Share repurchases or buybacks refer to the distribution of profits to existing shareholders through the purchase of shares already held by the shareholders. Several factors underlie the share repurchase phenomenon. Corporates repurchase their shares as a way of signalling positive information to the market about the prospects of the company since cash-rich firms would normally be able to finance repurchase programs. If the share price is low, the management can elect to buy back the shares to prop up the prices. Share repurchases can increase the value of share-based compensation of management. These and other reasons explain the prevalence of repurchase transactions among corporates. But repurchase programs may stall the growth of the real economy. The disgorgement of cash could be used to increase wages of employees to spur productivity. More importantly, repurchases tend to stifle investments in fixed assets and other capital projects. Hence, while repurchases might be beneficial to few shareholders, the overall impact on the real economy is not positive.

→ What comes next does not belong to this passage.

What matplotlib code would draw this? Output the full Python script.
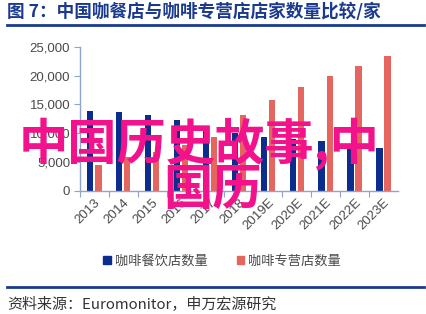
import matplotlib
matplotlib.use("Agg")
import matplotlib.pyplot as plt
from matplotlib.patches import Patch
from matplotlib.lines import Line2D
import numpy as np

plt.rcParams['font.family'] = ['Noto Sans CJK SC', 'DejaVu Sans']

years = ["2013", "2014", "2015", "2016", "2017", "2018",
         "2019E", "2020E", "2021E", "2022E", "2023E"]
cafe_restaurants = [13800, 13700, 13200, 12300, 11200, 10100, 9400, 9000, 8700, 8000, 7400]
coffee_shops = [4500, 5800, 6700, 8000, 9400, 13200, 15800, 18000, 19900, 21700, 23400]
yticks = [0, 5000, 10000, 15000, 20000, 25000]

title = "图 7：中国咖餐店与咖啡专营店店家数量比较/家"
source = "资料来源：Euromonitor，申万宏源研究"
series_names = ["咖啡餐饮店数量", "咖啡专营店数量"]
watermark = ["中国历史故事,中", "国历"]

blue = "#0B2D8E"
red = "#E5665F"
axis_col = "#8FA3CC"
text_col = "#4A4A4A"
navy = "#1A3A8F"

fig = plt.figure(figsize=(4.27, 3.14), dpi=100)
ax = fig.add_axes([0.187, 0.392, 0.745, 0.459])

x = np.arange(len(years))
w = 0.22
ax.bar(x - 0.14, cafe_restaurants, w, color=blue, zorder=2)
ax.bar(x + 0.14, coffee_shops, w, color=red, zorder=2)

ax.set_xlim(-0.5, len(years) - 0.5)
ax.set_ylim(0, 25000)
ax.set_yticks(yticks)
ax.set_yticklabels([f"{v:,}" for v in yticks], family="Liberation Sans",
                   fontsize=9.5, color=text_col)

# ticks on category boundaries, labels on the centres (Excel style)
ax.set_xticks(x - 0.5, minor=False)
ax.set_xticklabels([])
ax.set_xticks(x, minor=True)
ax.set_xticklabels(years, minor=True, rotation=45, ha="right", va="top",
                   rotation_mode="anchor", family="Liberation Sans",
                   fontsize=9.5, color=text_col)
ax.tick_params(axis="x", which="minor", length=0, pad=4)
ax.tick_params(axis="x", which="major", length=4, color=axis_col)
ax.tick_params(axis="y", length=4, color=axis_col, pad=3)

for s in ["top", "right"]:
    ax.spines[s].set_visible(False)
for s in ["left", "bottom"]:
    ax.spines[s].set_color(axis_col)
    ax.spines[s].set_linewidth(1)

handles = [Patch(color=blue), Patch(color=red)]
fig.legend(handles, series_names, loc="center", bbox_to_anchor=(0.52, 0.168),
           ncol=2, frameon=False, handlelength=0.6, handleheight=0.6,
           handletextpad=0.3, columnspacing=2.2, fontsize=9.5,
           labelcolor=text_col)

fig.text(0.016, 0.962, title, fontsize=12.7, fontweight="bold", color=navy,
         ha="left", va="center")
fig.add_artist(Line2D([0.016, 0.993], [0.920, 0.920], color=navy, lw=2))
fig.add_artist(Line2D([0.016, 0.993], [0.086, 0.086], color=navy, lw=2))
fig.text(0.016, 0.029, source, fontsize=10.8, color="#333333",
         ha="left", va="center")

fig.text(0.466, 0.543, watermark[0], fontsize=35.5, fontweight="bold",
         color="#F2138C", ha="center", va="center", zorder=10)
fig.text(0.498, 0.393, watermark[1], fontsize=35.5, fontweight="bold",
         color="#F2138C", ha="center", va="center", zorder=10)

fig.savefig("out.png", dpi=100)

During the last few decades, share repurchases have become popular as a means to return cash to shareholders. In 2007 alone, share repurchases peaked at more than $700 billion near the market top. The evidence explicitly argues that these firms are cash-rich and financially less constrained. In other words, financially constrained firms with limited free cash flow are unlikely to be able to finance repurchase programs without external finance. In fact, a large number of share repurchases are funded with external debt and/or equity finance. In 2009, for instance, 37 companies announced plans to spend $39 billion on share repurchases using funds from debt finance. A recent case in point is Apple Inc. that has consistently borrowed to finance dividends and share repurchase programs since April 2013. For example, Apple announced in April 2013 that they would return $100 billion to shareholders in the form of a repurchase by the end of 2013, partly from debt finance.


Among US multinationals, the tax costs of repatriating cash generated from abroad has defined the motivation to borrow to finance repurchase programs. For example, Apple has recently sold $5 billion debt to finance share buyback worth $300 billion by end of March 2019. By this approach, Apple is able to save on repatriation tax costs of its $261.5 billion of cash with 94% of the cash lodged outside the US. Another motivation driving the repurchase boom is positive global economic outlook and central bank policy rates that have culminated in a growing enthusiasm among investors in corporate bonds. In a more quiescent bond market, with increased buoyancy among investors, companies can now borrow at significantly lower costs since the financial crisis. And with a sustained economic growth coupled with delayed policy rates increases, any sign of debt-financed share repurchases atrophy could take some time. There is ample evidence that firms take advantage of inaccurate and optimistic credit ratings to issue more debt. Cheap debt implies favourable debt market conditions in terms of lower interest rates or narrow credit and/or term spreads. They also engage in cross-market timing where firms can borrow to finance the repurchase of undervalued shares.


Despite the additional cash generated through debt finance, share repurchase programs have resulted in decreases investment in capital projects. Wages have also taken a hit to decimate productivity. In the end, if interest rates begin to pick up and the cost of borrowings increases, this craze will gradually pare down. But until then, the craze will persist insofar as the corporates have the cash and the investors are ready to cash in on their holdings.